- **Exercise description**
Show all lines holding "with".

- **Data for this task**
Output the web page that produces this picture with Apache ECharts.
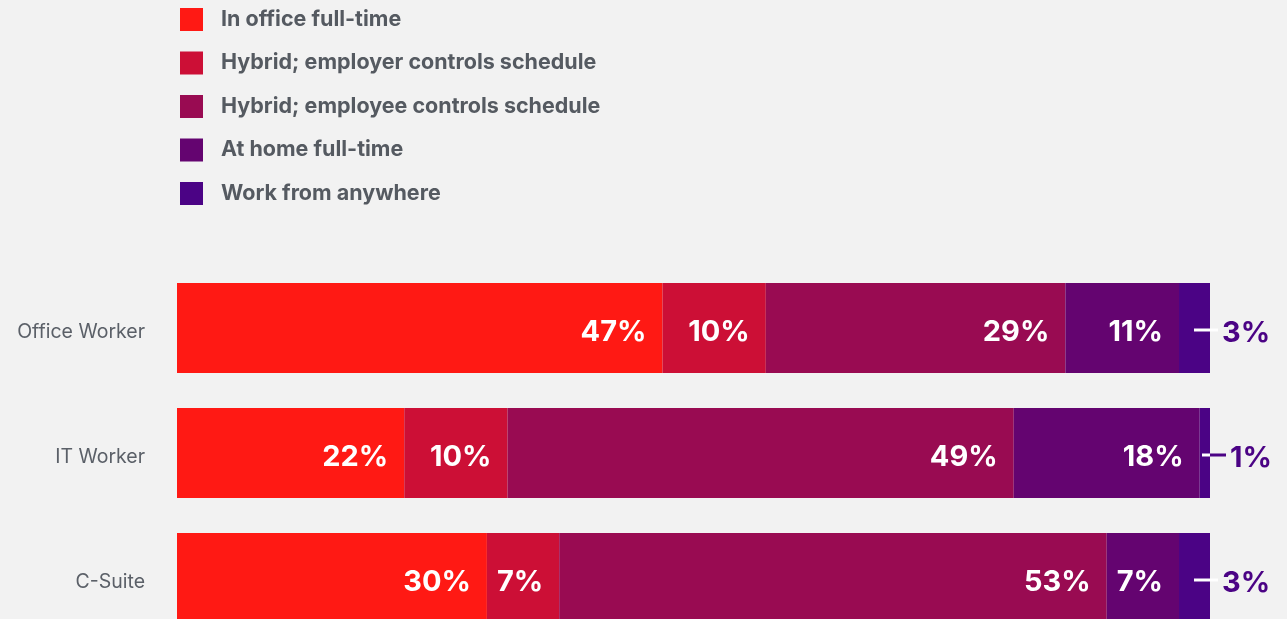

---

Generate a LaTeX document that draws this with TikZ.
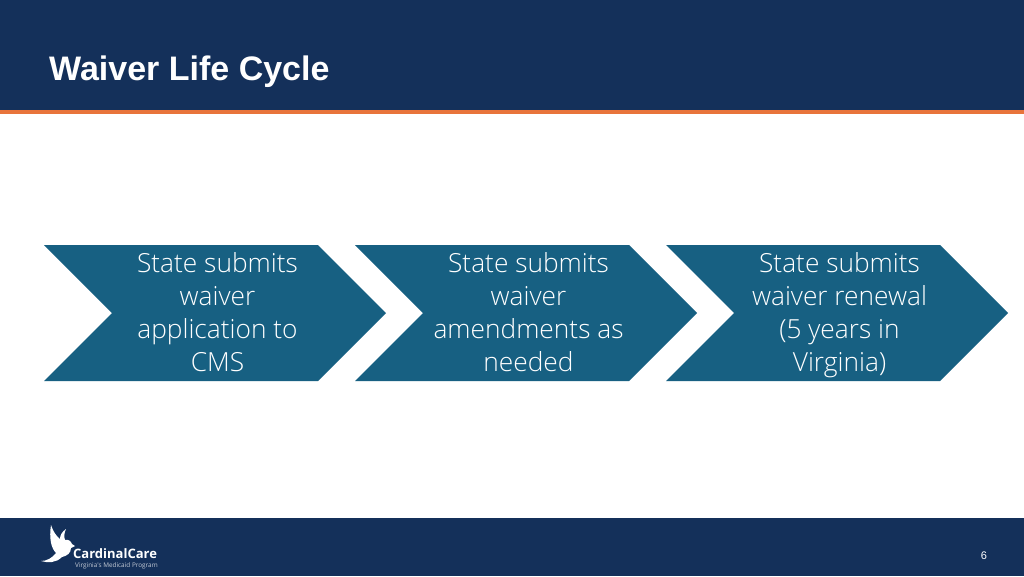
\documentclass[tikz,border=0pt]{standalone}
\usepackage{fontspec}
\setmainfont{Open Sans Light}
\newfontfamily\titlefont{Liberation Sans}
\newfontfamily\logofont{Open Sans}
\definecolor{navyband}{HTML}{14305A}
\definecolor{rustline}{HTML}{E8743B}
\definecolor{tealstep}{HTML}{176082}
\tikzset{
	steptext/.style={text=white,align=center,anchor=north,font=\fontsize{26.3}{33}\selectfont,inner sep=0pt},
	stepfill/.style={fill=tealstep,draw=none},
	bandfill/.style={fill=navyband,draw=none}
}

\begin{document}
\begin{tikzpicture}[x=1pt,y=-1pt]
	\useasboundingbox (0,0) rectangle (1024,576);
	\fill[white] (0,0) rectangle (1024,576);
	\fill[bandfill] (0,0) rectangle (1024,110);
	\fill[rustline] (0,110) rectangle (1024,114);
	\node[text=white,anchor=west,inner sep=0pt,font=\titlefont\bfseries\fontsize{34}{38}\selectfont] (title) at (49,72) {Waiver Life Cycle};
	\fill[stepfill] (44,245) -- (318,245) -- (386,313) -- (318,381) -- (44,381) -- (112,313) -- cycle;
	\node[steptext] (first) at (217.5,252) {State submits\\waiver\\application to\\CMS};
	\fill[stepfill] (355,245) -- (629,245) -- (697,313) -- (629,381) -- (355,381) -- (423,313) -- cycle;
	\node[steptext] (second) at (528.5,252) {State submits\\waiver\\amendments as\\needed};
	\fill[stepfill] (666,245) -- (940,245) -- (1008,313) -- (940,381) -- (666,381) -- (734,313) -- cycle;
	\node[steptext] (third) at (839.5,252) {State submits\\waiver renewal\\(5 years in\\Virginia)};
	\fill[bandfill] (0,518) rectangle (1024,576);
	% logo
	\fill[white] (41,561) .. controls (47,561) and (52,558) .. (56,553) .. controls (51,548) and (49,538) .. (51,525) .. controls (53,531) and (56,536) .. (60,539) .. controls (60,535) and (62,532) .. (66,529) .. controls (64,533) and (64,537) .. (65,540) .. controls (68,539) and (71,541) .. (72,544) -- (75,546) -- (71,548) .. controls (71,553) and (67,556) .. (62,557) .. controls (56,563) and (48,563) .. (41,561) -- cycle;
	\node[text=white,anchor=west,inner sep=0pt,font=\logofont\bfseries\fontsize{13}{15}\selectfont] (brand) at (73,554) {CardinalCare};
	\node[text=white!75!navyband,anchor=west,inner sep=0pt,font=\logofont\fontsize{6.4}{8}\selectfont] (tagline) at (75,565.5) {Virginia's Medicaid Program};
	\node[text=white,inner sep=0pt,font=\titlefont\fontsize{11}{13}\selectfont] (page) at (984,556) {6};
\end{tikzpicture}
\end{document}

==

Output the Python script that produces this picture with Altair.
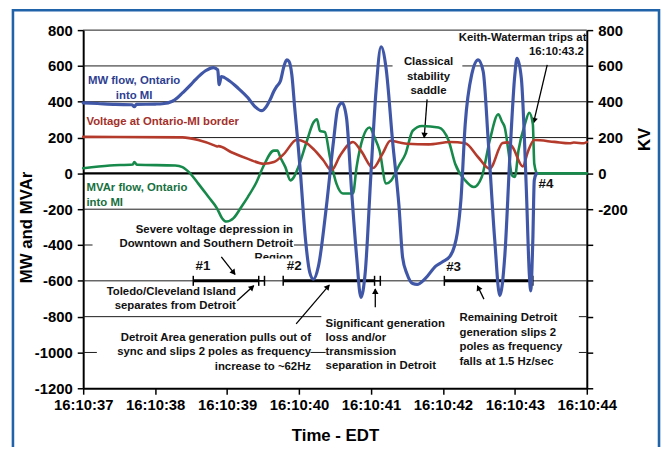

- **Response**
Output the web page that produces this picture with Apache ECharts.
Generate a LaTeX document that draws this with TikZ.
Output the Python script that produces this picture with Altair.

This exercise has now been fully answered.